3. Thus we conclude that "faith" is not a "contractual necessity", but an "essential necessity". Faith is not required by "Law"; faith is required by the reality of relational harmony. Thus, the "reward" is not rooted in "works", but in the actual shift of attitude that is actually created by the offer of the reward. It is because God offers Life that man begins to see Him as Friend. When the offer is "believed", it is "given".
a. At the heart of man's original rebellion was the "conviction" that God was a tyrannical demander rather than a loving provider.
b. At the heart of the Gospel is the argument that God is a loving provider.
c. When man "believes" the Gospel, he is capable of beginning to respond to God as He is for two reasons.
1) First, he is qualified by God (justified) to be a recipient of the provisions of God.
2) Second, he is enabled by faith to indulge in those provisions.
d. Man's "faith" is, thus, not a "work" that obligates the Rewarder, but a transformation of perception that does not rest in the man, but in the conviction of God in the heart of the man by the truths of the Gospel.
1) "Faith" does not "obligate". There is no merit in it; there are no contractual links in it.
a) Those who do not understand this often turn "faith" into some kind of human "performance" issue in which they can, and do, boast. The "boasting" reveals the misunderstanding.

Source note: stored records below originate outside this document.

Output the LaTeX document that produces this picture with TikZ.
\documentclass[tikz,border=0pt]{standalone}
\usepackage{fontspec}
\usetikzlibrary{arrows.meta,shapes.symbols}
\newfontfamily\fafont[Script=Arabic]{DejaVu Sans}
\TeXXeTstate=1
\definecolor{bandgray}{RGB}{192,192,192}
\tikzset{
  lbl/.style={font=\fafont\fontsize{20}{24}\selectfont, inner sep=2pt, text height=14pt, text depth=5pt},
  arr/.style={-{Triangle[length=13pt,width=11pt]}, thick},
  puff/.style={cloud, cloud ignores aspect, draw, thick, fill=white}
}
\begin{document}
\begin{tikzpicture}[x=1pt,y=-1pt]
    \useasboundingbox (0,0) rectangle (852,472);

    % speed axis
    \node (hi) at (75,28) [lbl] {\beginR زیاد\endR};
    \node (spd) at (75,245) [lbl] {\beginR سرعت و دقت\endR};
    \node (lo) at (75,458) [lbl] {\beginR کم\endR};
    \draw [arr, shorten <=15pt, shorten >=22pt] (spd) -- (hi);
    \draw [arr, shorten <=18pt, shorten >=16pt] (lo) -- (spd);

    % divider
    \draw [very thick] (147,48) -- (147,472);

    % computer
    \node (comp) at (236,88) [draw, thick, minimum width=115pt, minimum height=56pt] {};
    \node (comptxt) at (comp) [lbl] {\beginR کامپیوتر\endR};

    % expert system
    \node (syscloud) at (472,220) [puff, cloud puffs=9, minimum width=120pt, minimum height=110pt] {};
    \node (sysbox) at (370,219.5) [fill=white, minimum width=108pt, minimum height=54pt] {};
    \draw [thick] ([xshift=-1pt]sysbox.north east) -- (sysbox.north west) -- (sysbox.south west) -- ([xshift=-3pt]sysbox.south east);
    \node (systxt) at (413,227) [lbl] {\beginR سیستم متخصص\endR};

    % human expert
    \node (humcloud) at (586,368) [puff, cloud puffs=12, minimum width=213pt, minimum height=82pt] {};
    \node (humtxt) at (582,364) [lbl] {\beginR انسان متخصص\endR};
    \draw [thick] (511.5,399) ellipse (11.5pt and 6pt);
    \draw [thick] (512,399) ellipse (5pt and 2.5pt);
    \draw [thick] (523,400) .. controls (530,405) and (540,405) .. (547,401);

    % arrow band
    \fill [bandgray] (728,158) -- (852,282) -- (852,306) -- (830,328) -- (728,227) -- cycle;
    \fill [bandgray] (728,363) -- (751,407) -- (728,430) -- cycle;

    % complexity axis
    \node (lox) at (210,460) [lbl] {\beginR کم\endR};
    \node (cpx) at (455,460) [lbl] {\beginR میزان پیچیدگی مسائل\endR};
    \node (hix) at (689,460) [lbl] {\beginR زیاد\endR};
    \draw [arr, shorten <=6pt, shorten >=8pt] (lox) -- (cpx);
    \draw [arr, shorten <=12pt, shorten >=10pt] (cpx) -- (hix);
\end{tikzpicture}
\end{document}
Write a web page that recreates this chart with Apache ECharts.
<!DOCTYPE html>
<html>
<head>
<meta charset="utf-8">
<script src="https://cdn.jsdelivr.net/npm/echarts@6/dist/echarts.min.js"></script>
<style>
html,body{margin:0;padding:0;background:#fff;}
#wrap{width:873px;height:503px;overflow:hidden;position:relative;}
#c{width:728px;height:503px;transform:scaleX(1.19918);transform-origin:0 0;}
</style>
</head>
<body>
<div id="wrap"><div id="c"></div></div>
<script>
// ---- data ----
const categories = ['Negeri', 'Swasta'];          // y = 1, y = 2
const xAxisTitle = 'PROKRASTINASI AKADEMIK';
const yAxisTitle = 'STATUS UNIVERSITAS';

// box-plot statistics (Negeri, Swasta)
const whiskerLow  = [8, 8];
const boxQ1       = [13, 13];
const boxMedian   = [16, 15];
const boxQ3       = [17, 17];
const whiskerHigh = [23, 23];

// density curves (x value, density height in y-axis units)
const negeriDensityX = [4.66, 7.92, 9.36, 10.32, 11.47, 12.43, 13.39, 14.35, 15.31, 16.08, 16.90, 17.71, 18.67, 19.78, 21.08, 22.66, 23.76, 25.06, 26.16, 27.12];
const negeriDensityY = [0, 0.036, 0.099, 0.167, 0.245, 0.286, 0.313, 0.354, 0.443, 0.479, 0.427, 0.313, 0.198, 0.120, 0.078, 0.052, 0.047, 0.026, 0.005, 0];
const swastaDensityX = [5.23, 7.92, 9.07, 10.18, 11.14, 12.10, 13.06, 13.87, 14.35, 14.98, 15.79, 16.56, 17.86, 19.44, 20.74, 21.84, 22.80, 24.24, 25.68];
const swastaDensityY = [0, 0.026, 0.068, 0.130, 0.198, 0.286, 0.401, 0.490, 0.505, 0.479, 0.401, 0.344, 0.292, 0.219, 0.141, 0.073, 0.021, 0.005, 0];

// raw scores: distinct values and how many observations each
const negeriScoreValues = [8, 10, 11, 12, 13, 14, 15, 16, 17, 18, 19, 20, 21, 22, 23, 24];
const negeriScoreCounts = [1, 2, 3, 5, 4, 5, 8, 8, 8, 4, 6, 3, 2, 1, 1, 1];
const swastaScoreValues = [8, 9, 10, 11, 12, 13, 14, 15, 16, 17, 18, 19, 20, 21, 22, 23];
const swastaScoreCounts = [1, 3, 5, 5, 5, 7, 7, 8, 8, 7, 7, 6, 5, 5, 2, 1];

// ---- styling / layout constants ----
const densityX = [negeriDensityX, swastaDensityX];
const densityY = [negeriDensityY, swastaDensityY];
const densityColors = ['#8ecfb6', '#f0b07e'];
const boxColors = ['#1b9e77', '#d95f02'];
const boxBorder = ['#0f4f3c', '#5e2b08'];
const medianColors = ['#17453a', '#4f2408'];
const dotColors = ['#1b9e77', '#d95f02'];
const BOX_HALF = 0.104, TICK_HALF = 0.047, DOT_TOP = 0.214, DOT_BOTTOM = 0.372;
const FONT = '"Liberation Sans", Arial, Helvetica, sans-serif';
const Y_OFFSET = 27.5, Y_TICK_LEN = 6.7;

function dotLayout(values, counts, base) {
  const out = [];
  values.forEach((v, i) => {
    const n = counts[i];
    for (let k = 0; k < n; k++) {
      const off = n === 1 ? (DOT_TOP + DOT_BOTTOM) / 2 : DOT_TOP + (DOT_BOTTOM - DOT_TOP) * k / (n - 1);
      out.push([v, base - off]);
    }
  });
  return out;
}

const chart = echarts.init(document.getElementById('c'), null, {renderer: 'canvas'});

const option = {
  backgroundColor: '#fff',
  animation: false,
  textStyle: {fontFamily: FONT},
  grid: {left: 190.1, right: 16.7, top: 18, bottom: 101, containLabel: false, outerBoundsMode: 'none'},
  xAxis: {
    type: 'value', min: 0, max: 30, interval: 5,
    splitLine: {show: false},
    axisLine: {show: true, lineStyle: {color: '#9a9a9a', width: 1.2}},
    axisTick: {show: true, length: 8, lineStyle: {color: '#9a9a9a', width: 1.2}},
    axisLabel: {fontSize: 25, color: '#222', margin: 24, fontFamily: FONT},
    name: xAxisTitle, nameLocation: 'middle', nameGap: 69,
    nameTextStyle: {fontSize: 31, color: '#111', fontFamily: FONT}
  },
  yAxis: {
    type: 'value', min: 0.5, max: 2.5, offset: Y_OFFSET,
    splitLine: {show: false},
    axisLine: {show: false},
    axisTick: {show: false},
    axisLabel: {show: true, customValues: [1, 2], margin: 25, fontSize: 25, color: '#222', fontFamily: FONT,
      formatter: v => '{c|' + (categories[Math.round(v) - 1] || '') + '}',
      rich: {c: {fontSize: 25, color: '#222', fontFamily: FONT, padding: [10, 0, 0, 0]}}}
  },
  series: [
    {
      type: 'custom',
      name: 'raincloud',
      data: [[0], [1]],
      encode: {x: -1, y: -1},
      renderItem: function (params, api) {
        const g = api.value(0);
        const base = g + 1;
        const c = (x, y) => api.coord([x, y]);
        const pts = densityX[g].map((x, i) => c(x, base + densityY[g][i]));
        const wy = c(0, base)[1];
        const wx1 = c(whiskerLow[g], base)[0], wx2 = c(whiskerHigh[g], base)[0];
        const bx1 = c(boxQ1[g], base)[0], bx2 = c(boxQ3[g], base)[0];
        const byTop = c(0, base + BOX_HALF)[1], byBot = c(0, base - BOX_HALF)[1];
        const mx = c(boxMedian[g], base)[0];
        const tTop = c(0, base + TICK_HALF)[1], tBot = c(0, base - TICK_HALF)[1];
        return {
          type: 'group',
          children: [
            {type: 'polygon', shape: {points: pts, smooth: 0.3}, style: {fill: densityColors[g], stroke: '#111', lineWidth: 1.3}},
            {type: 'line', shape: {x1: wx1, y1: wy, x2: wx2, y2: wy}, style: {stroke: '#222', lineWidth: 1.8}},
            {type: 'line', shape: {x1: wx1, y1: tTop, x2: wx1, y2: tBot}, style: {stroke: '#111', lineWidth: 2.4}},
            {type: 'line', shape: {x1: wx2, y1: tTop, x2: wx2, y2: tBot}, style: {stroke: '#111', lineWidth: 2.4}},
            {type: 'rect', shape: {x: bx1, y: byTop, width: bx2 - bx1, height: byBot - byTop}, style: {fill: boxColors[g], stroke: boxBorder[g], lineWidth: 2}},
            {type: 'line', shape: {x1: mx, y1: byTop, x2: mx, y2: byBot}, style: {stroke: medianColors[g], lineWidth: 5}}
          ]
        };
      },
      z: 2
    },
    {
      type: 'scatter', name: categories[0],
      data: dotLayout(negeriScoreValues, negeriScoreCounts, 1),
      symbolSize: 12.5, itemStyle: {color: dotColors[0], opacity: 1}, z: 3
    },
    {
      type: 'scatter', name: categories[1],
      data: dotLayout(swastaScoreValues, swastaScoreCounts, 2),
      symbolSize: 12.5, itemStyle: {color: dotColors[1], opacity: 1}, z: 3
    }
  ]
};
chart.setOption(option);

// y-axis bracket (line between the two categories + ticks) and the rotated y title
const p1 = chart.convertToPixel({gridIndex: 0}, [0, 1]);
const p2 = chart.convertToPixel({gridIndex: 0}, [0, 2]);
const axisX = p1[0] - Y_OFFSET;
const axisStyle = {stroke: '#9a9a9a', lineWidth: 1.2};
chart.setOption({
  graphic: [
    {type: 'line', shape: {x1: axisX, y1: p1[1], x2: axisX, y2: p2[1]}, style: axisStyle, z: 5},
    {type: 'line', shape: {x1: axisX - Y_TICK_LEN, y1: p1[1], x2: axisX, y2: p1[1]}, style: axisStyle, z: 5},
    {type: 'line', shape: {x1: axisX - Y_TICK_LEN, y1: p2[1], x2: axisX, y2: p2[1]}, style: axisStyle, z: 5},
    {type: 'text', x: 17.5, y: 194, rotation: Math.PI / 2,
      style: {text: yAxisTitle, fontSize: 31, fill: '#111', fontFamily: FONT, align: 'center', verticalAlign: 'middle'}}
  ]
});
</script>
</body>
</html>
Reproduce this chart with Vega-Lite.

b) "Faith" is simply accepting Truth as true. It is not even a "cessation of rebellion"; rather, it is a "right perception" that makes rebellion look dumb.
2) "Faith" merely begins to see the Truth clearly and embrace it. If God were not full of mercy, "believing" the truth about Him would not lead to justification at all. The decision to justify is God's becauseHeisgracious, not because man has "done something" to merit a decree of righteousness.